Previous geological expeditions to the Kansas outback by this party have concentrated on Gove County, where the spectacular Castle Rock and Pyramid formations are located. These monuments are carved from the Niobrara Chalk formation and are internationally known for their marine fossils. This formation extends over much of the central plains, particularly Western Kansas. The geology of Kansas consists of many layers of strata deposited by the great inland sea that covered the central part of the North American continent until the rise of the Rocky Mountains 65 million years ago. This was a shallow sea filled with a large variety of life and existed for many millions of years, leaving an excellent record of the evolution of life during this time.
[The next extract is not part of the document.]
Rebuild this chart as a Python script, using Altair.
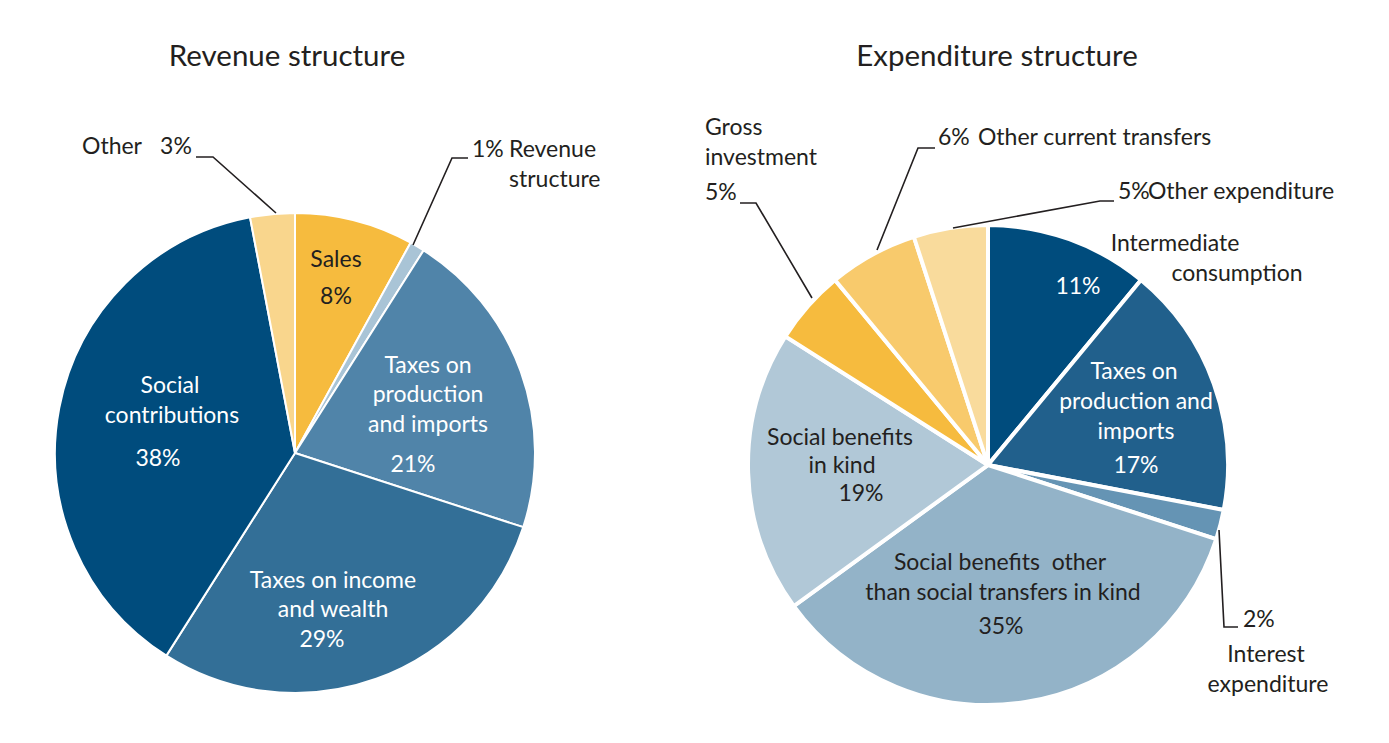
import altair as alt
import pandas as pd

# ---------------- data ----------------
rev_categories = ["Sales", "Revenue structure", "Taxes on production and imports",
                  "Taxes on income and wealth", "Social contributions", "Other"]
rev_values = [8, 1, 21, 29, 38, 3]
rev_colors = ["#f6bb3e", "#a9c4d6", "#5084a9", "#336f97", "#004c7d", "#f9d68d"]

exp_categories = ["Intermediate consumption", "Taxes on production and imports",
                  "Interest expenditure", "Social benefits other than social transfers in kind",
                  "Social benefits in kind", "Gross investment", "Other current transfers",
                  "Other expenditure"]
exp_values = [11, 17, 2, 35, 19, 5, 6, 5]
exp_colors = ["#004c7d", "#21608c", "#6594b4", "#93b3c8", "#b1c8d7",
              "#f6bb3e", "#f8ca6c", "#f9db9c"]

# ---------------- layout (pixel offsets from pie centre) ----------------
W, H = 686, 727
R = 240
FONT = "Lato"
DARK = "#231f20"
WHITE = "#ffffff"

rev_labels = [
    # text, dx, dy, color, align
    ("Sales", 41, -193, DARK, "center"),
    (f"{rev_values[0]}%", 41, -156, DARK, "center"),
    ("Taxes on", 133, -87, WHITE, "center"),
    ("production", 133, -58, WHITE, "center"),
    ("and imports", 133, -28, WHITE, "center"),
    (f"{rev_values[2]}%", 118, 12, WHITE, "center"),
    ("Social", -125, -67, WHITE, "center"),
    ("contributions", -123, -37, WHITE, "center"),
    (f"{rev_values[4]}%", -137, 6, WHITE, "center"),
    ("Taxes on income", 38, 128, WHITE, "center"),
    ("and wealth", 38, 157, WHITE, "center"),
    (f"{rev_values[3]}%", 27, 187, WHITE, "center"),
    ("Other", -183, -306, DARK, "center"),
    (f"{rev_values[5]}%", -119, -306, DARK, "center"),
    (f"{rev_values[1]}%", 177, -303, DARK, "left"),
    ("Revenue", 214, -303, DARK, "left"),
    ("structure", 214, -273, DARK, "left"),
]
rev_leaders = [
    [(-99, -296), (-82, -296), (-19, -240)],
    [(173, -295), (157, -295), (118, -208)],
]

exp_labels = [
    ("Intermediate", 187, -221, DARK, "center"),
    ("consumption", 249, -191, DARK, "center"),
    (f"{exp_values[0]}%", 90, -178, WHITE, "center"),
    ("Taxes on", 146, -93, WHITE, "center"),
    ("production and", 148, -63, WHITE, "center"),
    ("imports", 148, -33, WHITE, "center"),
    (f"{exp_values[1]}%", 148, 1, WHITE, "center"),
    ("Interest", 278, 190, DARK, "center"),
    ("expenditure", 280, 220, DARK, "center"),
    ("Social benefits\u00a0 other", 12, 98, DARK, "center"),
    ("than social transfers in kind", 15, 128, DARK, "center"),
    (f"{exp_values[3]}%", 13, 162, DARK, "center"),
    ("Social benefits", -148, -27, DARK, "center"),
    ("in kind", -146, 1, DARK, "center"),
    (f"{exp_values[4]}%", -127, 29, DARK, "center"),
    ("Gross", -283, -337, DARK, "left"),
    ("investment", -283, -307, DARK, "left"),
    (f"{exp_values[5]}%", -283, -272, DARK, "left"),
    (f"{exp_values[6]}%", -50, -327, DARK, "left"),
    ("Other current transfers", -10, -327, DARK, "left"),
    (f"{exp_values[7]}%", 130, -273, DARK, "left"),
    ("Other expenditure", 160, -273, DARK, "left"),
    (f"{exp_values[2]}%", 255, 155, DARK, "left"),
]
exp_leaders = [
    [(-248, -262), (-232, -262), (-176, -167)],
    [(-53, -317), (-70, -317), (-111, -215)],
    [(126, -264), (112, -264), (-35, -237)],
    [(231, 65), (236, 162), (250, 162)],
]


def panel(title, title_pos, cats, vals, colors, center, labels, leaders, stroke_w):
    cx, cy = center
    xs = alt.Scale(domain=[-cx, W - cx], nice=False, zero=False)
    ys = alt.Scale(domain=[-cy, H - cy], nice=False, zero=False, reverse=True)

    df = pd.DataFrame({"cat": cats, "value": vals, "order": list(range(len(cats)))})
    arcs = alt.Chart(df).mark_arc(radius=R, stroke="white", strokeWidth=stroke_w).encode(
        theta=alt.Theta("value:Q", stack=True),
        order=alt.Order("order:Q"),
        color=alt.Color("cat:N", scale=alt.Scale(domain=cats, range=colors), legend=None),
        x=alt.XDatum(0, scale=xs, axis=None),
        y=alt.YDatum(0, scale=ys, axis=None),
    )

    layers = [arcs]
    lab = pd.DataFrame(labels, columns=["t", "dx", "dy", "col", "align"])
    for (col, align), sub in lab.groupby(["col", "align"]):
        layers.append(
            alt.Chart(sub.reset_index(drop=True)).mark_text(
                font=FONT, fontSize=23, align=align, baseline="middle", color=col
            ).encode(
                x=alt.X("dx:Q", scale=xs, axis=None),
                y=alt.Y("dy:Q", scale=ys, axis=None),
                text="t:N",
            )
        )

    rows = []
    for i, pts in enumerate(leaders):
        for k, (px, py) in enumerate(pts):
            rows.append({"lid": i, "k": k, "lx": px, "ly": py})
    lines = alt.Chart(pd.DataFrame(rows)).mark_line(color=DARK, strokeWidth=1.6).encode(
        x=alt.X("lx:Q", scale=xs, axis=None),
        y=alt.Y("ly:Q", scale=ys, axis=None),
        detail="lid:N",
        order="k:Q",
    )
    layers.append(lines)

    tdf = pd.DataFrame({"t": [title], "dx": [title_pos[0]], "dy": [title_pos[1]]})
    layers.append(
        alt.Chart(tdf).mark_text(font=FONT, fontSize=29.5, align="center",
                                 baseline="middle", color=DARK).encode(
            x=alt.X("dx:Q", scale=xs, axis=None),
            y=alt.Y("dy:Q", scale=ys, axis=None),
            text="t:N",
        )
    )
    return alt.layer(*layers).properties(width=W, height=H)


left = panel("Revenue structure", (-8, -396), rev_categories, rev_values, rev_colors,
             (287, 445), rev_labels, rev_leaders, 2)
right = panel("Expenditure structure", (9, -408), exp_categories, exp_values, exp_colors,
              (294, 457), exp_labels, exp_leaders, 4)

chart = alt.hconcat(left, right, spacing=0).resolve_scale(
    color="independent", x="independent", y="independent", theta="independent"
).properties(
    padding=0, background="white"
).configure_view(stroke=None)

chart.save("out.html", embed_options={"renderer": "svg", "actions": False})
These strata extend from the High Plains of Colorado to the eastern border of Kansas. After the uplift of the Rockies and Plains, erosion began to expose the various layers, and not in a uniform fashion. The slope of the land from Colorado the the Mississippi River exposes continually older strata. The Niobrara Chalk formation is particularly rich in marine fossil specimens and is particularly well exposed in Gove County, Kansas. However, this formation is in evidence in other areas of the plains of central Kansas.

From the Geologic Map of Russell County published by the Kansas Geological Survey, it will be noted that the Niobrara is near the surface in the far northeastern corner of the county, north of the town of Fairport. The map at left, compiled from the USGS 24k quadrangles for Fairport and Natoma, KS, is centered on Section 5 of Township 11 S, Range 15 W, 5 miles north of Fairport. The terrain here is defiled by a small creek which has exposed the outcrop discussed here. The area of the outcrop is in the red rectangle.

The orientation and description of the Niobrara and supporting strata are shown at left. This chart is taken from the Geologic Map of Ellis County, also published by the Kansas Geological Survey. The supposed location of the two Niobrara members are shown on the map above, though observation at the site did not confirm this, as will be discussed on the following page. The outcropping discussed here was the only one obvious from our cursory examination of the area, and all that was visible in situ. The west side of the creek afforded no obvious signs of the chalk. The ground at the north end of the road showed much evidence, but had been manipulated by the construction of the road so as to be of little use for a geologic examination. There may be other outcroppings on the eastern side of the hill examined, but we were not so adventurous as to discover them.